Published January 13, 2015
It's Venusmania in Vienna, where Austrians are celebrating the discovery 100 years ago Thursday of a tiny but voluptuous figurine that dates back 25,000 years to a time when mammoths roamed the region.
Venus wine, Venus chocolates, and pancakes with Venus jam — Austria is going all out Friday to fete the limestone beauty known as the Venus of Willendorf for the hamlet along the Danube where archaeologists stumbled upon her a century ago.
The Venus of Willendorf is just 4 inches tall but is celebrated for her undeniably curvy, feminine figure. Experts say the statuette dating back to the Paleolithic era is among the world's oldest depictions of a woman.
But exactly what she represents — or who carved her all those thousands of years ago — remains a mystery.
Was she a fertility symbol, a lucky charm, a goddess — maybe even a prehistoric piece of pornography?
"That's of course an interpretation question," said Walpurga Antl-Weiser, an expert at Vienna's Natural History Museum who has written a book on the topic and is one of the few to personally handled the Venus.
She wasn't made from local materials, and over the years, similar statuettes have been found elsewhere, including France and Russia, Antl-Weiser told The Associated Press.
And, she noted, it's tough to know the exact motives of humans who lived so many centuries ago.
At the time she was made, Willendorf was a steppe populated by mammoths, bison and woolly rhinos. The humans' then lived around several campgrounds, according to the Natural History Museum.

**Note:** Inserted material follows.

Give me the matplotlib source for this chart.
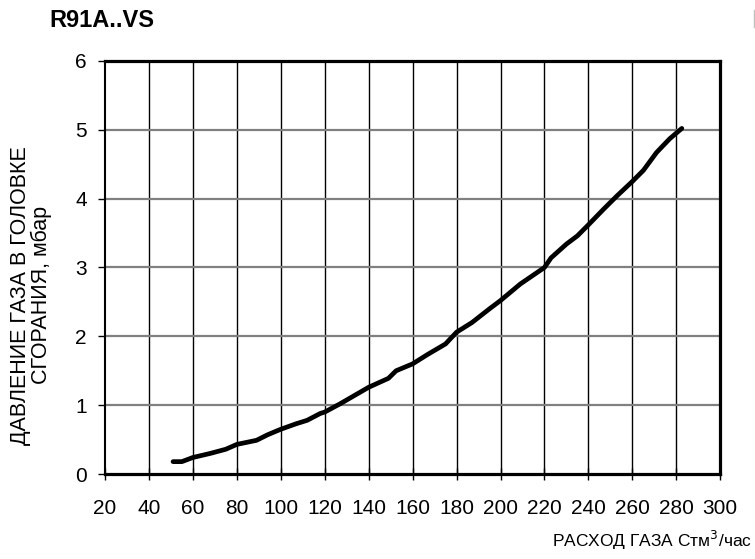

Modern-day archaeologists found her during an excavation in 1908 and brought her for safekeeping to the Natural History Museum in Vienna.

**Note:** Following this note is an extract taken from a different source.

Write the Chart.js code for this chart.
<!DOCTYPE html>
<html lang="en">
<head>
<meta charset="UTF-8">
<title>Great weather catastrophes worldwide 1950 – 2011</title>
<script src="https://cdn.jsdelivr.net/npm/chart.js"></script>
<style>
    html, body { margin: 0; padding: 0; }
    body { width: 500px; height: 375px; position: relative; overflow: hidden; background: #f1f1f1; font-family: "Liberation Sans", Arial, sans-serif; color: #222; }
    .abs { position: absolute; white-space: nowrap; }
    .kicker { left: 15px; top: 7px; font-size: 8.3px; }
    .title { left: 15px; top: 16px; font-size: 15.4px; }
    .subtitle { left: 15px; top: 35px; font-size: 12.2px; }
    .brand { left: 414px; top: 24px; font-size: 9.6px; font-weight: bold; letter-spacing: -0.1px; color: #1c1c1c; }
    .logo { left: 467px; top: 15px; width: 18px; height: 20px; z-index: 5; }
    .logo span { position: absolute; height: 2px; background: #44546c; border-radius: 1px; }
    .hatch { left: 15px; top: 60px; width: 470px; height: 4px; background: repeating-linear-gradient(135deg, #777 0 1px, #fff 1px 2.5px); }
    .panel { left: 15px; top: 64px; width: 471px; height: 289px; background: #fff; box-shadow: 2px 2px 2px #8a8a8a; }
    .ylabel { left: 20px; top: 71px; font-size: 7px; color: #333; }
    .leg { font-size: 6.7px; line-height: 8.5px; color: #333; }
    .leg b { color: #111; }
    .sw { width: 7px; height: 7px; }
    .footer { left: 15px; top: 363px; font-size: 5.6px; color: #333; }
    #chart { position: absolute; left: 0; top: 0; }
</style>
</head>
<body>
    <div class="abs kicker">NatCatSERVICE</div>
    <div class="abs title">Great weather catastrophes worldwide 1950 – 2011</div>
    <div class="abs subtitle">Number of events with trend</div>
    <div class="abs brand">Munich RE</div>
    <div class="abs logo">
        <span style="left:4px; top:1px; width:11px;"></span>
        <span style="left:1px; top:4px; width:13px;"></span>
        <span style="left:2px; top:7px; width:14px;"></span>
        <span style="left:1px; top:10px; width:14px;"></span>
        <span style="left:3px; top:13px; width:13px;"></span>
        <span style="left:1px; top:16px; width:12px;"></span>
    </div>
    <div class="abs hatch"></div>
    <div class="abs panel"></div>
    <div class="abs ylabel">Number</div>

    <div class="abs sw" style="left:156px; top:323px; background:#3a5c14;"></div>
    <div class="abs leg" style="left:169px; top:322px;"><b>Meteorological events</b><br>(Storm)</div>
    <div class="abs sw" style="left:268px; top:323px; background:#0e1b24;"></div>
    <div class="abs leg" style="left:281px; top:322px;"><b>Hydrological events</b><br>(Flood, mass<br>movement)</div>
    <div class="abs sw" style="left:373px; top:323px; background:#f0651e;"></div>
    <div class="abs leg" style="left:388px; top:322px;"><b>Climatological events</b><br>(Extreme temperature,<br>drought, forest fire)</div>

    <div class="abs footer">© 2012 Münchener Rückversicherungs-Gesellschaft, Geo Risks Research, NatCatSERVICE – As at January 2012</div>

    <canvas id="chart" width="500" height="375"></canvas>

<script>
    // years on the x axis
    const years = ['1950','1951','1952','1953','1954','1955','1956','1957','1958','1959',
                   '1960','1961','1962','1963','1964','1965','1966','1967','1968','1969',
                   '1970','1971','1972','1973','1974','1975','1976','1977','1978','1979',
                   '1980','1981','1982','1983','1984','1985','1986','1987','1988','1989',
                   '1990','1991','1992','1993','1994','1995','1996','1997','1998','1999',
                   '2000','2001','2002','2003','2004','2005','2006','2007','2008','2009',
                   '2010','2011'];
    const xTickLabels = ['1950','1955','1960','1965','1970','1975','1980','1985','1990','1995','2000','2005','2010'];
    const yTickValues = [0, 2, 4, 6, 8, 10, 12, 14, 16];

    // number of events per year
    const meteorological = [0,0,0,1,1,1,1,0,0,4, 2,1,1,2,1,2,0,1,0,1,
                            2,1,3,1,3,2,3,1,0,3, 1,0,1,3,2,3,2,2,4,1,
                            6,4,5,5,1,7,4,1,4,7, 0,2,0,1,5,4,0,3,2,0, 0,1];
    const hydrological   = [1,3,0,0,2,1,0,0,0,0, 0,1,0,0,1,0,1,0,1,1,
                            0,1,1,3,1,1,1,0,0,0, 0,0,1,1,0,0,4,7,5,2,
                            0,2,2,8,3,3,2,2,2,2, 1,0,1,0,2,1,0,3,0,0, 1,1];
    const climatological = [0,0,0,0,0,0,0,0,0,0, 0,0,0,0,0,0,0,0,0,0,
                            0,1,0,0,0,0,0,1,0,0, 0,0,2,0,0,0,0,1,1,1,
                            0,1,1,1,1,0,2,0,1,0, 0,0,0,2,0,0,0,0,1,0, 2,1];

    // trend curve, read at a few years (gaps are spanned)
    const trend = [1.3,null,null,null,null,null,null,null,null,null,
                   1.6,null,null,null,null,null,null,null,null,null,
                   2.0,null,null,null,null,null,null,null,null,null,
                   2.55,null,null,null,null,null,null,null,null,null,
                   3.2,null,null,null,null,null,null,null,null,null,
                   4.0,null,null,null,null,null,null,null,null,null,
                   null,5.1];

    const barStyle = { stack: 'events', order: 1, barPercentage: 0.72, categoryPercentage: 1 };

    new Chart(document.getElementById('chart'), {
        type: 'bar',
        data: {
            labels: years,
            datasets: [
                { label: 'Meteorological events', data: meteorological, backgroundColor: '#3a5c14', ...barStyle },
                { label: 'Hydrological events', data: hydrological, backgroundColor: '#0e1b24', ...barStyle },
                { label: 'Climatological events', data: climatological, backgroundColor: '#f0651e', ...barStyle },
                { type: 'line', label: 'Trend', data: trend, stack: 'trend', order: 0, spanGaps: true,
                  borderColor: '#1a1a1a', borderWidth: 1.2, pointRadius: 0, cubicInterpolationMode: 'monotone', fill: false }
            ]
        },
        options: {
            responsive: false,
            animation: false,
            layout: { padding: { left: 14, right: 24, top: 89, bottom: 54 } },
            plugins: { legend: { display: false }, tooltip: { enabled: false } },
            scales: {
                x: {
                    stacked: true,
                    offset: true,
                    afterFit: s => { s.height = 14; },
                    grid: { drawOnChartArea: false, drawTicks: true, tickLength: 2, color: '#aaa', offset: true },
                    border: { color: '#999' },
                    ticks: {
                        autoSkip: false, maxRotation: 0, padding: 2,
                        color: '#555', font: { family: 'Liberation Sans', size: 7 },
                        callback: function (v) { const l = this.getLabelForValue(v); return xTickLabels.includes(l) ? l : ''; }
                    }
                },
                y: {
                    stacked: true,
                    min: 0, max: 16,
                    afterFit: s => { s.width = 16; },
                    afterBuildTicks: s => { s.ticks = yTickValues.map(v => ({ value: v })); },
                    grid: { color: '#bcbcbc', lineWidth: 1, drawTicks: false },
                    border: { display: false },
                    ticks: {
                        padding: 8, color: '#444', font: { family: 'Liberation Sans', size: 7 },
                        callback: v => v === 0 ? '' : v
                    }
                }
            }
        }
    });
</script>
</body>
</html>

She made her public debut in 1998, and is just finishing a stint at a museum in the Austrian city of St. Poelten.
Before Friday's big bash, she'll make a brief homecoming trip to the hamlet where she was discovered.

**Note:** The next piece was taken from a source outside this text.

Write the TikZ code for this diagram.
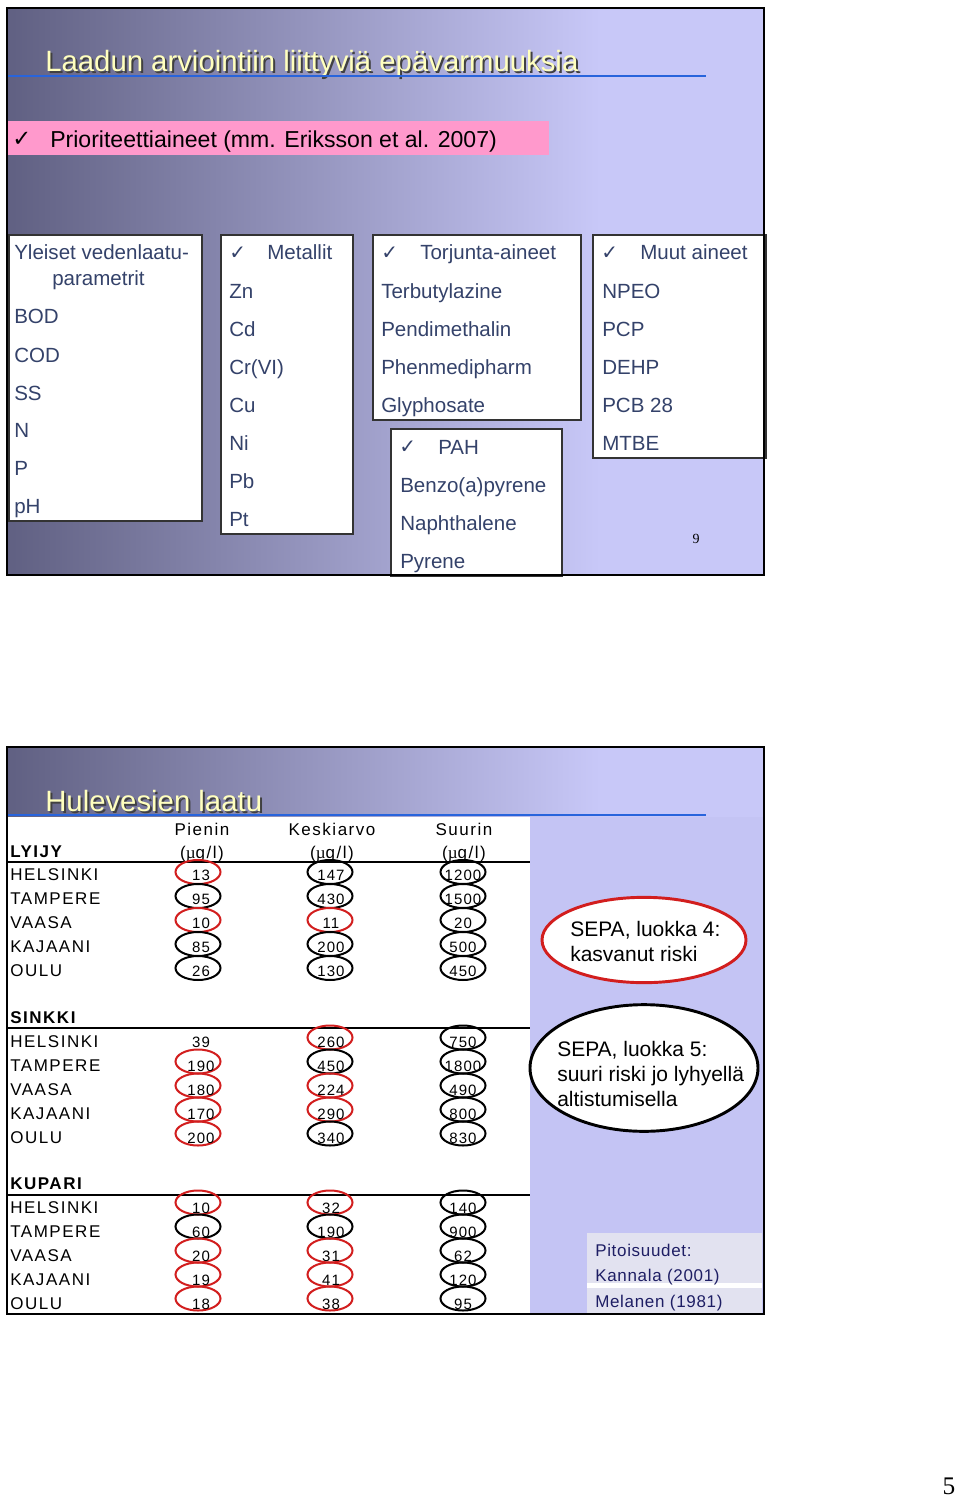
\documentclass[tikz,border=0pt]{standalone}
\usepackage{fontspec}
\setmainfont{Liberation Sans}
\newfontfamily\serifnum{Liberation Serif}
\newfontfamily\chk{DejaVu Sans}
\newfontfamily\spaced[LetterSpace=9]{Liberation Sans}
\newfontfamily\spacedcite[LetterSpace=4]{Liberation Sans}
\newfontfamily\spacednum[LetterSpace=7]{Liberation Sans}
\usetikzlibrary{shapes.geometric}
\definecolor{gdark}{RGB}{96,96,130}
\definecolor{glight}{RGB}{200,200,248}
\definecolor{panel}{RGB}{196,196,244}
\definecolor{boxtxt}{RGB}{52,66,106}
\definecolor{pinkbar}{RGB}{255,153,204}
\definecolor{titleblue}{RGB}{40,100,220}
\definecolor{titleyel}{RGB}{255,255,190}
\definecolor{ovred}{RGB}{210,30,30}
\definecolor{citetxt}{RGB}{30,30,100}
\definecolor{citebg}{RGB}{226,226,240}
\tikzset{
  frame/.style={draw=black, line width=1.8pt},
  lbox/.style={draw=black!80, line width=1pt, fill=white},
  btxt/.style={anchor=base west, inner sep=0pt, text=boxtxt, font=\fontsize{15.4pt}{18pt}\selectfont},
  bchk/.style={anchor=base west, inner sep=0pt, text=boxtxt, font=\chk\fontsize{15pt}{17pt}\selectfont},
  ttl/.style={anchor=base west, inner sep=0pt, font=\fontsize{22pt}{26pt}\selectfont},
  rowlab/.style={anchor=base west, inner sep=0pt, font=\spaced\fontsize{12.75pt}{15pt}\selectfont},
  hdr/.style={anchor=base, inner sep=0pt, font=\spaced\fontsize{12.75pt}{15pt}\selectfont},
  num/.style={anchor=base, inner sep=0pt, font=\spacednum\fontsize{11.25pt}{13pt}\selectfont},
  ovr/.style={draw=ovred, line width=1.5pt},
  ovb/.style={draw=black, line width=1.5pt},
  ovn/.style={draw=none},
  sepatxt/.style={anchor=base west, inner sep=0pt, font=\fontsize{15.75pt}{18pt}\selectfont},
  citet/.style={anchor=base west, inner sep=0pt, text=citetxt, font=\spacedcite\fontsize{12.75pt}{15pt}\selectfont},
}
\newcommand{\ovoff}{8}
\newcommand{\trow}[9]{%
  \node[rowlab] (#3l) at (10,#1) {#2};
  \draw[#5] (198,#1-\ovoff) ellipse [x radius=22.5, y radius=12];
  \draw[#7] (330,#1-\ovoff) ellipse [x radius=22.5, y radius=12];
  \draw[#9] (463,#1-\ovoff) ellipse [x radius=22.5, y radius=12];
  \node[num] (#3a) at (201,#1) {#4};
  \node[num] (#3b) at (331,#1) {#6};
  \node[num] (#3c) at (463,#1) {#8};
}
\begin{document}
\begin{tikzpicture}[x=0.75pt,y=-0.75pt]
\useasboundingbox (0,0) rectangle (960,1498);
\fill[white] (0,0) rectangle (960,1498);

% ================= slide 1 =================
\shade[left color=gdark, right color=glight] (7,8) rectangle (600,575);
\fill[glight] (600,8) rectangle (764,575);
\node[ttl, text=black!75] (t1s) at (47,74) {Laadun arviointiin liittyviä epävarmuuksia};
\node[ttl, text=titleyel] (t1) at (45,72) {Laadun arviointiin liittyviä epävarmuuksia};
\draw[titleblue, line width=2pt] (8,76) -- (706,76);

\fill[pinkbar] (8,121) rectangle (549,155);
\node[anchor=base west, inner sep=0pt, font=\chk\fontsize{17pt}{19pt}\selectfont] (pc) at (12,147) {✓};
\node[anchor=base west, inner sep=0pt, font=\fontsize{17.3pt}{20pt}\selectfont] (pt) at (50,148) {Prioriteettiaineet (mm. Eriksson et al. 2007)};

% boxes
\draw[lbox] (9,235) rectangle (202,521);
\draw[lbox] (221,235) rectangle (353,534);
\draw[lbox] (373,235) rectangle (581,420);
\draw[lbox] (391,429) rectangle (562,576);
\draw[lbox] (593,235) rectangle (766,458);

% box 1
\node[btxt] (a0) at (14,260) {Yleiset vedenlaatu-};
\node[btxt] (a1) at (52,285) {parametrit};
\node[btxt] (a2) at (14,323) {BOD};
\node[btxt] (a3) at (14,362) {COD};
\node[btxt] (a4) at (14,400) {SS};
\node[btxt] (a5) at (14,437) {N};
\node[btxt] (a6) at (14,475) {P};
\node[btxt] (a7) at (14,513) {pH};
% box 2
\node[bchk] (b0c) at (229,259) {✓};
\node[btxt] (b0) at (267,260) {Metallit};
\node[btxt] (b1) at (229,298) {Zn};
\node[btxt] (b2) at (229,336) {Cd};
\node[btxt] (b3) at (229,374) {Cr(VI)};
\node[btxt] (b4) at (229,412) {Cu};
\node[btxt] (b5) at (229,450) {Ni};
\node[btxt] (b6) at (229,488) {Pb};
\node[btxt] (b7) at (229,526) {Pt};
% box 3
\node[bchk] (c0c) at (381,259) {✓};
\node[btxt] (c0) at (420,260) {Torjunta-aineet};
\node[btxt] (c1) at (381,298) {Terbutylazine};
\node[btxt] (c2) at (381,336) {Pendimethalin};
\node[btxt] (c3) at (381,374) {Phenmedipharm};
\node[btxt] (c4) at (381,412) {Glyphosate};
% box 4
\node[bchk] (d0c) at (399,453) {✓};
\node[btxt] (d0) at (438,454) {PAH};
\node[btxt] (d1) at (400,492) {Benzo(a)pyrene};
\node[btxt] (d2) at (400,530) {Naphthalene};
\node[btxt] (d3) at (400,568) {Pyrene};
% box 5
\node[bchk] (e0c) at (601,259) {✓};
\node[btxt] (e0) at (640,260) {Muut aineet};
\node[btxt] (e1) at (602,298) {NPEO};
\node[btxt] (e2) at (602,336) {PCP};
\node[btxt] (e3) at (602,374) {DEHP};
\node[btxt] (e4) at (602,412) {PCB 28};
\node[btxt] (e5) at (602,450) {MTBE};

\node[anchor=base, inner sep=0pt, font=\serifnum\fontsize{10.5pt}{12pt}\selectfont] (p9) at (696,543) {9};
\draw[frame] (7,8) rectangle (764,575);

% ================= slide 2 =================
\shade[left color=gdark, right color=glight] (7,747) rectangle (600,817);
\fill[glight] (600,747) rectangle (764,817);
\fill[white] (8,817) rectangle (530,1313);
\fill[panel] (530,817) rectangle (764,1313);
\node[ttl, text=black!75] (t2s) at (47,813) {Hulevesien laatu};
\node[ttl, text=titleyel] (t2) at (45,811) {Hulevesien laatu};
\draw[titleblue, line width=2pt] (8,815) -- (706,815);

\node[hdr] (h1) at (202,835) {Pienin};
\node[hdr] (h2) at (332,835) {Keskiarvo};
\node[hdr] (h3) at (464,835) {Suurin};
\node[hdr] (u1) at (202,858) {({\serifnum µ}g/l)};
\node[hdr] (u2) at (332,858) {({\serifnum µ}g/l)};
\node[hdr] (u3) at (464,858) {({\serifnum µ}g/l)};

\node[rowlab, font=\spaced\bfseries\fontsize{12.75pt}{15pt}\selectfont] (lyijy) at (10,857) {LYIJY};
\draw[line width=1pt] (8,862) -- (530,862);
\renewcommand{\ovoff}{8}
\trow{880}{HELSINKI}{ph}{13}{ovr}{147}{ovb}{1200}{ovb}
\trow{904}{TAMPERE}{pt}{95}{ovb}{430}{ovb}{1500}{ovb}
\trow{928}{VAASA}{pv}{10}{ovr}{11}{ovr}{20}{ovb}
\trow{952}{KAJAANI}{pk}{85}{ovb}{200}{ovb}{500}{ovb}
\trow{976}{OULU}{po}{26}{ovb}{130}{ovb}{450}{ovb}

\node[rowlab, font=\spaced\bfseries\fontsize{12.75pt}{15pt}\selectfont] (sinkki) at (10,1023) {SINKKI};
\draw[line width=1pt] (8,1028) -- (530,1028);
\renewcommand{\ovoff}{9.5}
\trow{1047}{HELSINKI}{sh}{39}{ovn}{260}{ovr}{750}{ovb}
\trow{1071}{TAMPERE}{st}{190}{ovr}{450}{ovb}{1800}{ovb}
\trow{1095}{VAASA}{sv}{180}{ovr}{224}{ovr}{490}{ovb}
\trow{1119}{KAJAANI}{sk}{170}{ovr}{290}{ovr}{800}{ovb}
\trow{1143}{OULU}{so}{200}{ovr}{340}{ovb}{830}{ovb}

\node[rowlab, font=\spaced\bfseries\fontsize{12.75pt}{15pt}\selectfont] (kupari) at (10,1189) {KUPARI};
\draw[line width=1pt] (8,1195) -- (530,1195);
\renewcommand{\ovoff}{10.5}
\trow{1213}{HELSINKI}{kh}{10}{ovr}{32}{ovr}{140}{ovb}
\trow{1237}{TAMPERE}{kt}{60}{ovb}{190}{ovb}{900}{ovb}
\trow{1261}{VAASA}{kv}{20}{ovr}{31}{ovr}{62}{ovb}
\trow{1285}{KAJAANI}{kk}{19}{ovr}{41}{ovr}{120}{ovb}
\trow{1309}{OULU}{ko}{18}{ovr}{38}{ovr}{95}{ovb}

% SEPA ellipses
\node[ellipse, draw=ovred, line width=2.2pt, fill=white, minimum width=153pt, minimum height=64pt, inner sep=0pt] (sepa4) at (644,940) {};
\node[sepatxt] (s4a) at (570,936) {SEPA, luokka 4:};
\node[sepatxt] (s4b) at (570,961) {kasvanut riski};
\node[ellipse, draw=black, line width=2.2pt, fill=white, minimum width=171pt, minimum height=95pt, inner sep=0pt] (sepa5) at (644,1068) {};
\node[sepatxt] (s5a) at (557,1056) {SEPA, luokka 5:};
\node[sepatxt] (s5b) at (557,1081) {suuri riski jo lyhyellä};
\node[sepatxt] (s5c) at (557,1106) {altistumisella};

% citation box
\fill[citebg] (587,1233) rectangle (762,1313);
\fill[white] (587,1283) rectangle (762,1288);
\node[citet] (ci1) at (595,1256) {Pitoisuudet:};
\node[citet] (ci2) at (595,1281) {Kannala (2001)};
\node[citet] (ci3) at (595,1307) {Melanen (1981)};

\draw[frame] (7,747) rectangle (764,1314);

\node[anchor=base, inner sep=0pt, font=\serifnum\fontsize{19pt}{22pt}\selectfont] (p5) at (949,1494) {5};
\end{tikzpicture}
\end{document}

There, Willendorfers and others will have a chance to see the town's most famous ancestor before she is whisked away — amid high security — to Vienna, where she will be welcomed back by Mayor Michael Haeupl.
Starting Saturday, the Venus of Willendorf — along with several "sisters" from Austria, Slovakia and the Czech Republic — will be on view at Vienna's Natural History Museum as part of a special exhibit that runs until Feb. 1, 2009.
Fact is, the figurine continues to fascinate.
Reproductions of the Venus are widely available — often as chocolate, marzipan or even as soap. On Friday, Austria's post office will officially unveil a special, three-dimensional stamp in her honor.
To Antl-Weiser, the interest is easy to explain.
"She's very corpulent but still very beautiful," Antl-Weiser said. "One gets the feeling she has become an icon."